_What is required:_ Exclude the pictures and return every line exactly as written.

_Material:_
※

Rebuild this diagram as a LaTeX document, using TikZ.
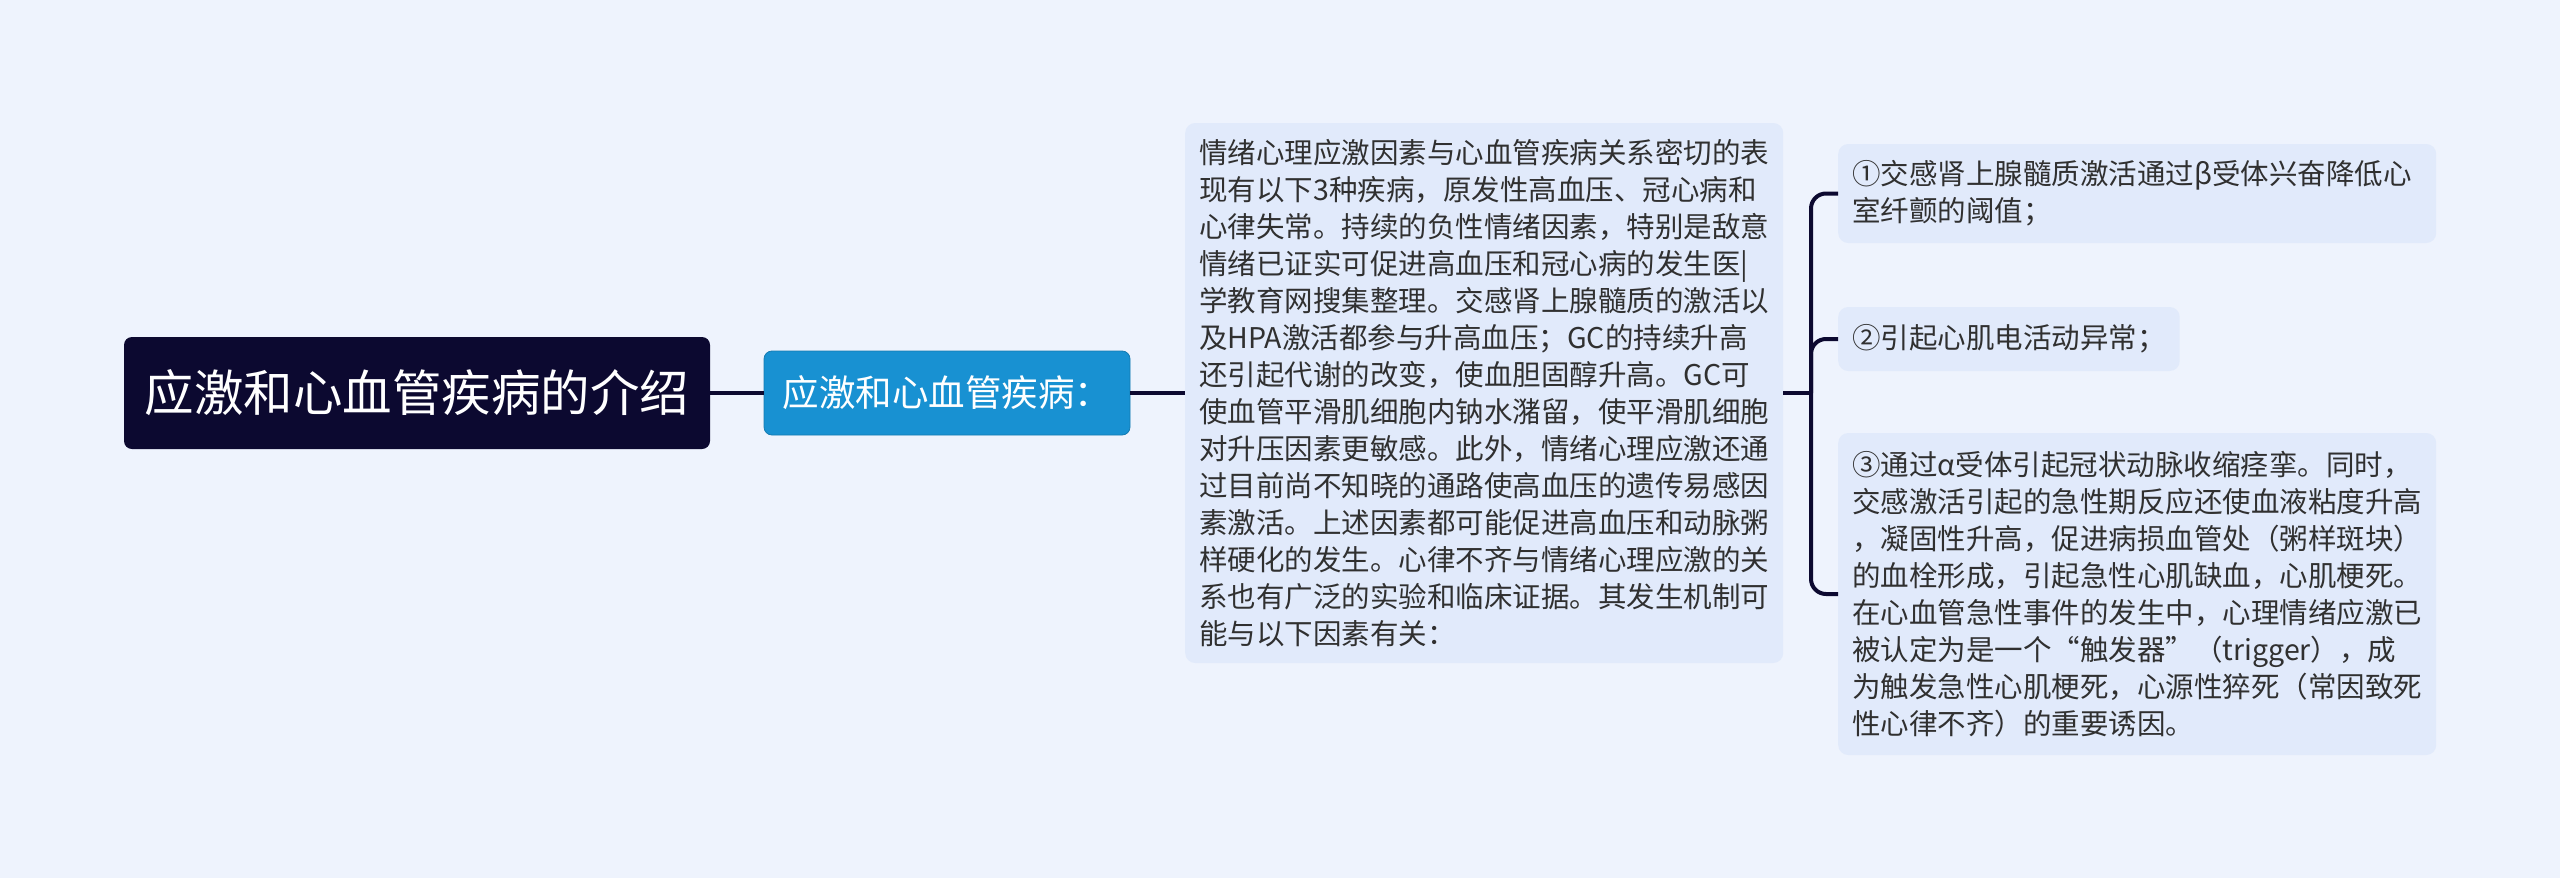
\documentclass[tikz,border=0pt]{standalone}
\usepackage{fontspec}
\newfontfamily\cjk{Noto Sans CJK SC}
\definecolor{bgc}{HTML}{EEF3FD}
\definecolor{boxc}{HTML}{E1EAFB}
\definecolor{rootc}{HTML}{0C0930}
\definecolor{subc}{HTML}{1891D2}
\definecolor{linec}{HTML}{0C0930}
\definecolor{txtc}{HTML}{303030}
\tikzset{
  rootbox/.style={fill=rootc, text=white, rounded corners=8pt, minimum width=586pt, minimum height=112pt, inner sep=0pt, font=\cjk\fontsize{49.5}{56}\selectfont},
  subbox/.style={fill=subc, draw=subc!85!black, line width=0.8pt, text=white, rounded corners=8pt, minimum width=366pt, minimum height=84pt, inner sep=0pt, font=\cjk\fontsize{36.5}{44}\selectfont},
  textbox/.style={fill=boxc, text=txtc, rounded corners=10pt, align=left, inner xsep=14pt, inner ysep=11pt, font=\cjk\fontsize{28.5}{37}\selectfont},
  conn/.style={draw=linec, line width=4pt},
}
\begin{document}
\begin{tikzpicture}[x=1pt,y=-1pt]
\useasboundingbox (0,0) rectangle (2560,878);
\fill[bgc] (0,0) rectangle (2560,878);

\node[rootbox] (root) at (417,393) {应激和心血管疾病的介绍};
\node[subbox] (sub) at (947,393) {应激和心血管疾病：};
\node[textbox, text width=570pt, minimum width=598pt, minimum height=540pt, anchor=west] (big) at (1185,393) {情绪心理应激因素与心血管疾病关系密切的表\\
现有以下3种疾病，原发性高血压、冠心病和\\
心律失常。持续的负性情绪因素，特别是敌意\\
情绪已证实可促进高血压和冠心病的发生医|\\
学教育网搜集整理。交感肾上腺髓质的激活以\\
及HPA激活都参与升高血压；GC的持续升高\\
还引起代谢的改变，使血胆固醇升高。GC可\\
使血管平滑肌细胞内钠水潴留，使平滑肌细胞\\
对升压因素更敏感。此外，情绪心理应激还通\\
过目前尚不知晓的通路使高血压的遗传易感因\\
素激活。上述因素都可能促进高血压和动脉粥\\
样硬化的发生。心律不齐与情绪心理应激的关\\
系也有广泛的实验和临床证据。其发生机制可\\
能与以下因素有关：};

\node[textbox, text width=570pt, minimum width=598pt, minimum height=99pt, anchor=west] (b1) at (1838,193.5) {①交感肾上腺髓质激活通过β受体兴奋降低心\\
室纤颤的阈值；};
\node[textbox, minimum height=64pt, anchor=west] (b2) at (1838,339) {②引起心肌电活动异常；};
\node[textbox, text width=570pt, minimum width=598pt, minimum height=322pt, anchor=west] (b3) at (1838,594) {③通过α受体引起冠状动脉收缩痉挛。同时，\\
交感激活引起的急性期反应还使血液粘度升高\\
，凝固性升高，促进病损血管处（粥样斑块）\\
的血栓形成，引起急性心肌缺血，心肌梗死。\\
在心血管急性事件的发生中，心理情绪应激已\\
被认定为是一个“触发器”（trigger），成\\
为触发急性心肌梗死，心源性猝死（常因致死\\
性心律不齐）的重要诱因。};

\coordinate (j) at (1811,393);
\draw[conn] (root.east) -- (sub.west);
\draw[conn] (sub.east) -- (big.west);
\draw[conn] (big.east) -- (j);
\draw[conn, rounded corners=15pt] (b1.west) -| (j) |- (b3.west);
\draw[conn, rounded corners=15pt] (j) |- (b2.west);
\end{tikzpicture}
\end{document}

※

_Written solution:_
Rebuild this diagram as a LaTeX document, using TikZ.
\documentclass[tikz,border=0pt]{standalone}
\usepackage{fontspec}
\newfontfamily\cjk{Noto Sans CJK SC}
\definecolor{bgc}{HTML}{EEF3FD}
\definecolor{boxc}{HTML}{E1EAFB}
\definecolor{rootc}{HTML}{0C0930}
\definecolor{subc}{HTML}{1891D2}
\definecolor{linec}{HTML}{0C0930}
\definecolor{txtc}{HTML}{303030}
\tikzset{
  rootbox/.style={fill=rootc, text=white, rounded corners=8pt, minimum width=586pt, minimum height=112pt, inner sep=0pt, font=\cjk\fontsize{49.5}{56}\selectfont},
  subbox/.style={fill=subc, draw=subc!85!black, line width=0.8pt, text=white, rounded corners=8pt, minimum width=366pt, minimum height=84pt, inner sep=0pt, font=\cjk\fontsize{36.5}{44}\selectfont},
  textbox/.style={fill=boxc, text=txtc, rounded corners=10pt, align=left, inner xsep=14pt, inner ysep=11pt, font=\cjk\fontsize{28.5}{37}\selectfont},
  conn/.style={draw=linec, line width=4pt},
}
\begin{document}
\begin{tikzpicture}[x=1pt,y=-1pt]
\useasboundingbox (0,0) rectangle (2560,878);
\fill[bgc] (0,0) rectangle (2560,878);

\node[rootbox] (root) at (417,393) {应激和心血管疾病的介绍};
\node[subbox] (sub) at (947,393) {应激和心血管疾病：};
\node[textbox, text width=570pt, minimum width=598pt, minimum height=540pt, anchor=west] (big) at (1185,393) {情绪心理应激因素与心血管疾病关系密切的表\\
现有以下3种疾病，原发性高血压、冠心病和\\
心律失常。持续的负性情绪因素，特别是敌意\\
情绪已证实可促进高血压和冠心病的发生医|\\
学教育网搜集整理。交感肾上腺髓质的激活以\\
及HPA激活都参与升高血压；GC的持续升高\\
还引起代谢的改变，使血胆固醇升高。GC可\\
使血管平滑肌细胞内钠水潴留，使平滑肌细胞\\
对升压因素更敏感。此外，情绪心理应激还通\\
过目前尚不知晓的通路使高血压的遗传易感因\\
素激活。上述因素都可能促进高血压和动脉粥\\
样硬化的发生。心律不齐与情绪心理应激的关\\
系也有广泛的实验和临床证据。其发生机制可\\
能与以下因素有关：};

\node[textbox, text width=570pt, minimum width=598pt, minimum height=99pt, anchor=west] (b1) at (1838,193.5) {①交感肾上腺髓质激活通过β受体兴奋降低心\\
室纤颤的阈值；};
\node[textbox, minimum height=64pt, anchor=west] (b2) at (1838,339) {②引起心肌电活动异常；};
\node[textbox, text width=570pt, minimum width=598pt, minimum height=322pt, anchor=west] (b3) at (1838,594) {③通过α受体引起冠状动脉收缩痉挛。同时，\\
交感激活引起的急性期反应还使血液粘度升高\\
，凝固性升高，促进病损血管处（粥样斑块）\\
的血栓形成，引起急性心肌缺血，心肌梗死。\\
在心血管急性事件的发生中，心理情绪应激已\\
被认定为是一个“触发器”（trigger），成\\
为触发急性心肌梗死，心源性猝死（常因致死\\
性心律不齐）的重要诱因。};

\coordinate (j) at (1811,393);
\draw[conn] (root.east) -- (sub.west);
\draw[conn] (sub.east) -- (big.west);
\draw[conn] (big.east) -- (j);
\draw[conn, rounded corners=15pt] (b1.west) -| (j) |- (b3.west);
\draw[conn, rounded corners=15pt] (j) |- (b2.west);
\end{tikzpicture}
\end{document}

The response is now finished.